Let me see if I can explain this better. I'm looking for approaches for controlling the movement of a player character (guided by the user), that do not use a physics engine (using the collision portion of Bullet is fine). So a non-physical or non-dynamic character controller, which would seem to be considered a kinematic character controller? (Though I'm not sure if the second approach below would be considered a kinematic character controller)
1. The approach that I have attempted to implement in the past used only the collision portion of Bullet to perform sphere-casts against a triangle mesh representing the world. So it calculates how far a sphere can move in a certain direction, and if that distance is less than the desired movement direction, it then projects the movement vector onto the surface that was hit, and performs another sphere-cast to allow for sliding collision. It might repeat that a couple times depending, and also does another sphere-cast in the vertical direction to handle y-velocity and stepping-down (to avoid floating/bouncing while moving down an incline. I believe that was also used to determine whether the player was standing on the ground. There were a number of issues that I ran into with this approach including getting caught when sliding along certain geometry, jittering in obtuse corners, and bouncing along the edge between the ground and a surface that is considered to steep to walk on.
2. The other approach is one that I have not attempted to implement yet. It would involve using a navmesh similar to what would typically be used to handle NPCs, except for the player. This is a slightly more limiting than #1 in that the player is constrained to the navmesh. Even though the player could jump, they could not, say, jump across the edges of the mesh (ex. over the edge of a staircase back to the floor). They basically move around within a triangulated 3D polygon. There would be no real collision detection between the player and the world geometry. One of my current uncertainties with this approach would be the handling of other obstacles (ex. enemies moving around).
So I'm wondering:
  • Are the above approaches actually used?
  • What other approaches exist?
  • Are there any good resources on implementing these approaches robustly?

Rough sketch of #2

[attachment=24007:second.png]
Very often there are multiple sets of data. The physics ground is one object, the rendered terrain is a second object, and the navigation mesh is another.

A navigation mesh can be very simple, even a 2D grid that maps onto the terrain. It can also be complex, a full triangulated mesh or even a volumetric representation.

Games will often have multiple parallel representations internally, a fact often surprising to new developers.

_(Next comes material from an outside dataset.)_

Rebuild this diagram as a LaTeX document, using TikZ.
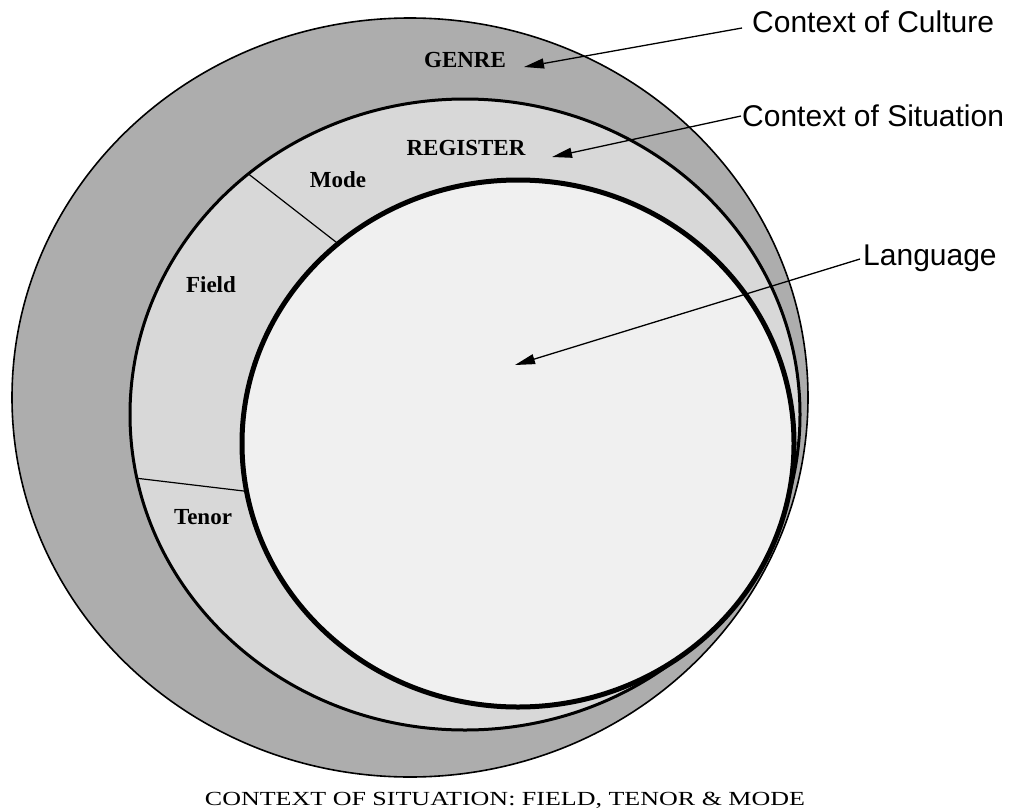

I've worked on several games that people think of as bigger 3D worlds but in reality were just 2D grids internally; height is just stacked grids starting at ground level. Players move from cell to cell to cell, animating smoothly along the way. A tiny bit of animation magic and the walked paths can bend and twist organically over the 2D grid yet still move from cell to cell.

Motion is only allowed between areas of a navigation mesh if the two sides are connected. Disconnected edges, like the ramp in your image, are not navigable. They act as a wall or barrier.

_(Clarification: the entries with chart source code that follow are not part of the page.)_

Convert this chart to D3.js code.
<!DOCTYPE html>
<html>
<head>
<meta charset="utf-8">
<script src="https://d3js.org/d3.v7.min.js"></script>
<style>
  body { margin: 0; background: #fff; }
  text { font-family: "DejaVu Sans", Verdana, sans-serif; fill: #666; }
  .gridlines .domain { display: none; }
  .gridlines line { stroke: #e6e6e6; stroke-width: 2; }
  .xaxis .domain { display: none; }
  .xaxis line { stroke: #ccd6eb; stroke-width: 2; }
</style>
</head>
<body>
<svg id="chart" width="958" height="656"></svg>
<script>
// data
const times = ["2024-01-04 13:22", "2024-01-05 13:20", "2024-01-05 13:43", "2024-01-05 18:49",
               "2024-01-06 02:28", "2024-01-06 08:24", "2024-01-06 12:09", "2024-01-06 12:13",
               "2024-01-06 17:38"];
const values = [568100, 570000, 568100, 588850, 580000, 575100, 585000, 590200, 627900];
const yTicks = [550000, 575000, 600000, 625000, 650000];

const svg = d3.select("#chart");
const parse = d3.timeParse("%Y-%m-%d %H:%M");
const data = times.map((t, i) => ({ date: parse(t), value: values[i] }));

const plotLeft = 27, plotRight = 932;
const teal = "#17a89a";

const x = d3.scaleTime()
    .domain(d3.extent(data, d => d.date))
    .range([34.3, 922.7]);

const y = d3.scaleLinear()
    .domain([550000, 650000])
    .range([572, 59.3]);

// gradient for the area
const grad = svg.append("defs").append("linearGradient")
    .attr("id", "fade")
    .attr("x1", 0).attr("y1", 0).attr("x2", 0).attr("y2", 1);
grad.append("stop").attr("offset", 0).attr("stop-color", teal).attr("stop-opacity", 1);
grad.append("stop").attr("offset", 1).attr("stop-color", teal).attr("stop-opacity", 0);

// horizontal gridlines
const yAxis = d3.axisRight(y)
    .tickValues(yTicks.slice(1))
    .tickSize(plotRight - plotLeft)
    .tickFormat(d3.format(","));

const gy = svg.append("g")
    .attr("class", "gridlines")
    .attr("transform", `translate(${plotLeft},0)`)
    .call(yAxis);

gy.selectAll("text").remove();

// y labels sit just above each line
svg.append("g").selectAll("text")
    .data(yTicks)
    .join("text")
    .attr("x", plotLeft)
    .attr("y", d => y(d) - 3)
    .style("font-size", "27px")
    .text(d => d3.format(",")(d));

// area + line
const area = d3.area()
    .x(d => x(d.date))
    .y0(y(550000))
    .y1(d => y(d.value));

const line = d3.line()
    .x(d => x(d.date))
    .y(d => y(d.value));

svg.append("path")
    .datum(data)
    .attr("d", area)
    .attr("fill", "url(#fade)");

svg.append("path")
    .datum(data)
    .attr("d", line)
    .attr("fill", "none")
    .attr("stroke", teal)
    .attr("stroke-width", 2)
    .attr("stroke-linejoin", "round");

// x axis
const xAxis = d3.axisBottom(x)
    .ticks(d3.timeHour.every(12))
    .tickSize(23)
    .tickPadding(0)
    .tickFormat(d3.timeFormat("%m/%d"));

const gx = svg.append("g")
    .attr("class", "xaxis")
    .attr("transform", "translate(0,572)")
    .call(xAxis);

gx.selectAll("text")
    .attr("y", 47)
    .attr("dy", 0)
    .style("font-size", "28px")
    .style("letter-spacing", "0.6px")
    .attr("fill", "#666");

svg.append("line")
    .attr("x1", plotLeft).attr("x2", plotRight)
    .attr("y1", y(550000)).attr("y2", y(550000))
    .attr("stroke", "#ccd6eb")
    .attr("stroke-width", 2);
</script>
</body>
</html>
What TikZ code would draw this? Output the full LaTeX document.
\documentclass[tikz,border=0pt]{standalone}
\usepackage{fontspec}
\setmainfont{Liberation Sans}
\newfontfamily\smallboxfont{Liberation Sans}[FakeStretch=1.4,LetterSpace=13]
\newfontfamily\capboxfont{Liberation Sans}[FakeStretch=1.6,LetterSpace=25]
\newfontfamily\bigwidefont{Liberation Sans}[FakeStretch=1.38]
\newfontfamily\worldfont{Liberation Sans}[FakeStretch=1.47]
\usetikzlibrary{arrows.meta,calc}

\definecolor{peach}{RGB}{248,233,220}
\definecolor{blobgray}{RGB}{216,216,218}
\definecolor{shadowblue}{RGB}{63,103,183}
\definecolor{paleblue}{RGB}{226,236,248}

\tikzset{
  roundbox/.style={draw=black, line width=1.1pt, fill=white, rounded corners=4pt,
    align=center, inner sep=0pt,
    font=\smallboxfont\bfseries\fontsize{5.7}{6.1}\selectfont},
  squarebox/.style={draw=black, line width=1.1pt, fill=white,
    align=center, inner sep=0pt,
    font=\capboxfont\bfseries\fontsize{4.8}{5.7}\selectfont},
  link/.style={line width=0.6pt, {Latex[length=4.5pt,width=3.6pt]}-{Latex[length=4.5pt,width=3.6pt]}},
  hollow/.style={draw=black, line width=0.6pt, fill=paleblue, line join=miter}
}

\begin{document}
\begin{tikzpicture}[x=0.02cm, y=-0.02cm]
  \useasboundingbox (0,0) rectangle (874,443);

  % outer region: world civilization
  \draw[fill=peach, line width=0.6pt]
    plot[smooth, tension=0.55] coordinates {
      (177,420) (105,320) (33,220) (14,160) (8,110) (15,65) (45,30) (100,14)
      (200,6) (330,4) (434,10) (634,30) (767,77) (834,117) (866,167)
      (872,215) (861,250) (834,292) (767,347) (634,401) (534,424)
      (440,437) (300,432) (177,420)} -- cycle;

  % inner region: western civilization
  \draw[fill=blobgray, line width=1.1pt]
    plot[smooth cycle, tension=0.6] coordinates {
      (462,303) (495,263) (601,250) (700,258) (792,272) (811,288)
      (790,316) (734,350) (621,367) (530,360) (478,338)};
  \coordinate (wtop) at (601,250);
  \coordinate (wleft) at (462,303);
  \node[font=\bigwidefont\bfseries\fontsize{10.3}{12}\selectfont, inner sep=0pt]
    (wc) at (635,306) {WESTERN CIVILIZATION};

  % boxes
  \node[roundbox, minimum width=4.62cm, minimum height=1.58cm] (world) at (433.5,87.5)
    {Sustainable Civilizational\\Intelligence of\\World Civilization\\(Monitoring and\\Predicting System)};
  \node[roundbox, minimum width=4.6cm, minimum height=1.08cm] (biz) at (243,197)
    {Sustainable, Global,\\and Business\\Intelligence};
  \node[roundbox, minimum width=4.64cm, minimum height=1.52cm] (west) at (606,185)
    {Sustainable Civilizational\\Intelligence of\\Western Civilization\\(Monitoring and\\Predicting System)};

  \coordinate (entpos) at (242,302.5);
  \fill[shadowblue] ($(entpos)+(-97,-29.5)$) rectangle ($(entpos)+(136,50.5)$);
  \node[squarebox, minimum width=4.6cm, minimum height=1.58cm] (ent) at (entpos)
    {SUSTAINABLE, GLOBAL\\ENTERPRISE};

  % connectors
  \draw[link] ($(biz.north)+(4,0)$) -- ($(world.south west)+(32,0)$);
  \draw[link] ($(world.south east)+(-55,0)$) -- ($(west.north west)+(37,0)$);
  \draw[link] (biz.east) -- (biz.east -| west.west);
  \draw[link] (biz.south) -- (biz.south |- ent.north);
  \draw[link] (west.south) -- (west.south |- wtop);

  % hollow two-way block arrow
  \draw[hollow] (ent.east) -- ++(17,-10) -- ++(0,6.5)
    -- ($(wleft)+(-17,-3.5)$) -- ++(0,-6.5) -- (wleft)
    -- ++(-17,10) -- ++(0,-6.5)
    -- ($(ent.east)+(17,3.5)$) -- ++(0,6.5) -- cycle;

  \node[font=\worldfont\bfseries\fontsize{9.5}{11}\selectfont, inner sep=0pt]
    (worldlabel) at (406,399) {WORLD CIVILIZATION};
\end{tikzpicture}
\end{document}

What you drew in your image is a great example of a navigation mesh. It isn't a physics mesh since you don't want things to fall off it. It isn't a render model since your stair will will likely have a rail or other barrier. Many times they will have additional information tied to the nav mesh to indicate things like sounds and speed and other attributes (e.g. walking on wood, walking on carpet, splashing over puddles, squishing through mud, etc.)

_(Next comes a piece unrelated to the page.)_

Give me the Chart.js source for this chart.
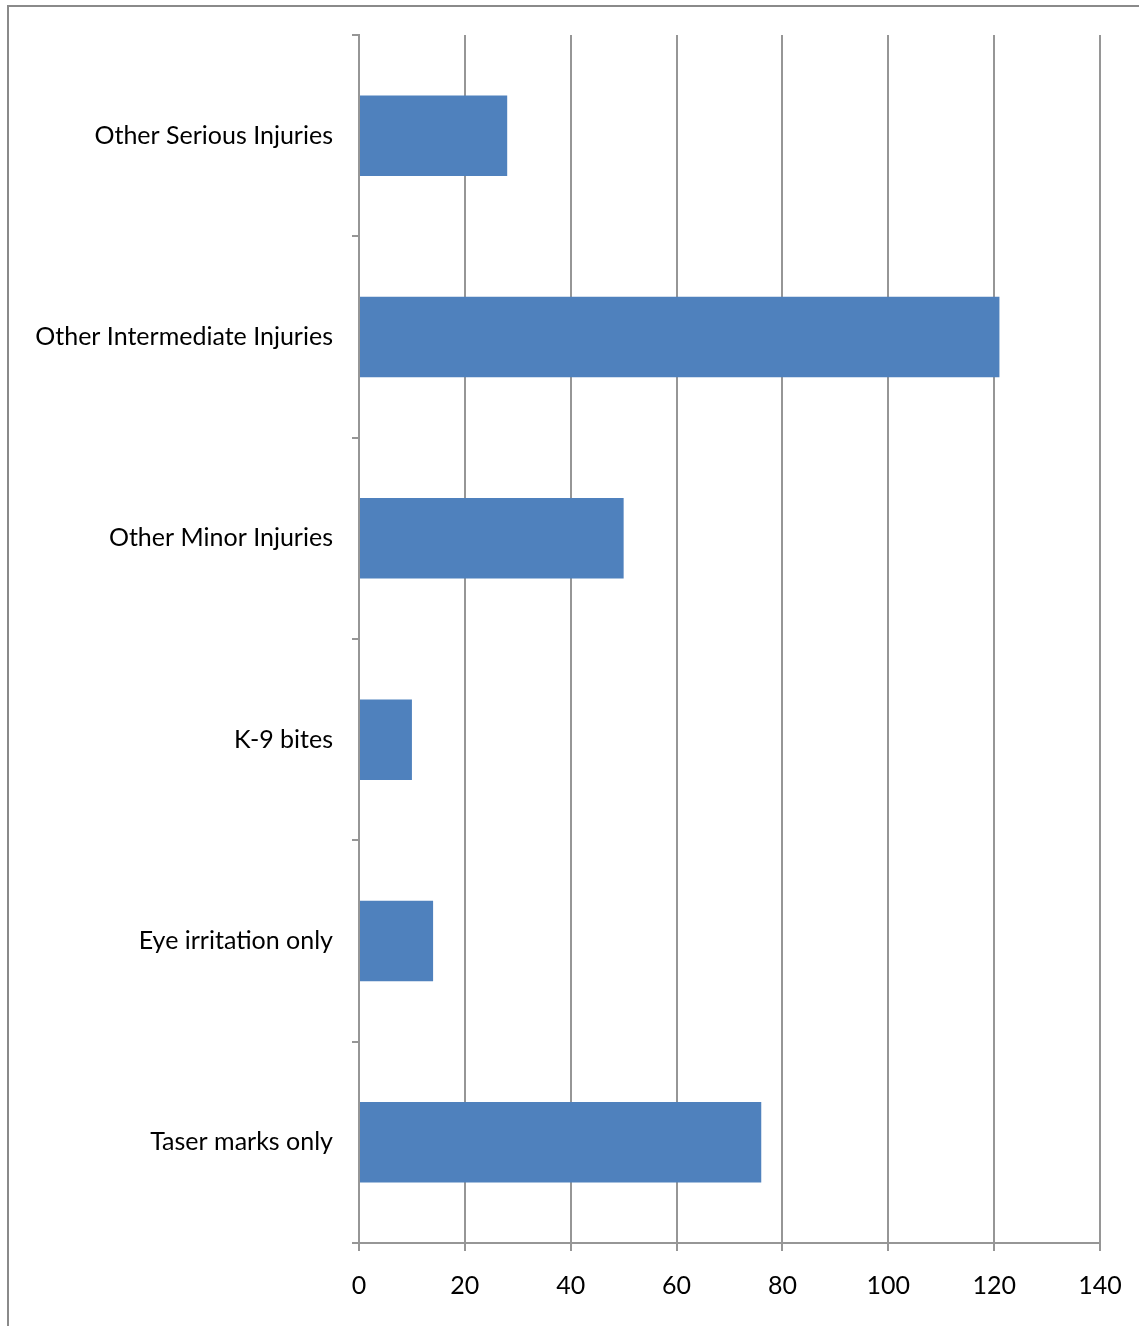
<!DOCTYPE html>
<html>
<head>
<meta charset="utf-8">
<script src="https://cdn.jsdelivr.net/npm/chart.js@4/dist/chart.umd.min.js"></script>
<style>
  html, body { margin: 0; padding: 0; background: #fff; overflow: hidden; }
  #wrap { position: relative; width: 1139px; height: 1326px; }
  #frame {
    position: absolute; left: 7px; top: 5px; width: 1200px; height: 1400px;
    border-left: 2px solid #8a8a8a; border-top: 2px solid #8a8a8a;
  }
  #chart { position: absolute; left: 0; top: 0; }
</style>
</head>
<body>
<div id="wrap">
  <div id="frame"></div>
  <canvas id="chart" width="1139" height="1326"></canvas>
</div>
<script>
const categorias = [
  "Other Serious Injuries",
  "Other Intermediate Injuries",
  "Other Minor Injuries",
  "K-9 bites",
  "Eye irritation only",
  "Taser marks only",
];
const quantidades = [28, 121, 50, 10, 14, 76];
const eixoMin = 0;
const eixoMax = 140;
const eixoPasso = 20;

const corBarra = "#4F81BD";
const corGrade = "#969696";
const fonte = { family: "Lato, 'Open Sans', sans-serif", size: 25 };

const ctx = document.getElementById("chart");

new Chart(ctx.getContext("2d"), {
  type: "bar",
  data: {
    labels: categorias,
    datasets: [
      {
        data: quantidades,
        backgroundColor: corBarra,
        borderWidth: 0,
        categoryPercentage: 0.4,
        barPercentage: 1,
      },
    ],
  },
  options: {
    indexAxis: "y",
    responsive: false,
    animation: false,
    layout: { padding: { top: 35, right: 39, left: 0, bottom: 0 } },
    plugins: {
      legend: { display: false },
      tooltip: { enabled: false },
    },
    scales: {
      x: {
        min: eixoMin,
        max: eixoMax,
        ticks: { stepSize: eixoPasso, color: "#000", font: fonte, padding: 20 },
        grid: { color: corGrade, lineWidth: 2, tickLength: 8 },
        border: { color: corGrade, width: 2 },
        afterFit: (scale) => {
          scale.height = 83;
          scale.paddingLeft = 0;
          scale.paddingRight = 0;
        },
      },
      y: {
        ticks: { color: "#000", font: fonte, padding: 19 },
        grid: { color: corGrade, lineWidth: 2, tickLength: 7, drawOnChartArea: false, offset: true },
        border: { color: corGrade, width: 2 },
        afterFit: (scale) => { scale.width = 359; },
      },
    },
  },
});
</script>
</body>
</html>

For your other questions... Yes, they are extremely common. To make them fast people usually break them up with spatial trees, and most of the big articles about loose quadtrees and such are intended for use in navigation meshes with things (like enemies) moving around. There are lots of articles about the subject, you just need to realize what you are looking at. For alternate implementations, you can rely entirely on physics for some games (Super Monkey Ball comes to mind) and you can rely on strict grids for things like board games, but nav meshes with spatial trees over the navigation mesh is really the standard method.

Jeff

1. This method seems like you're basically doing your own form of collision response.

2. This method seems like the diablo method I mentioned before. I've implemented variations of it. It was pretty trivially easy to for example, get a the ray from a click on the screen, find where it hits the navmesh and then have the player-actor try to navigate to that point on the navmesh. You are correct that jumping doesn't work with that method, one would either need to have jump as connector node type thing(Aliens the RPG was going to use something like this, if I recall correctly) or make jumping physically driven. Oh, and for enemies and other moving characters, usually a form of local avoidance is used.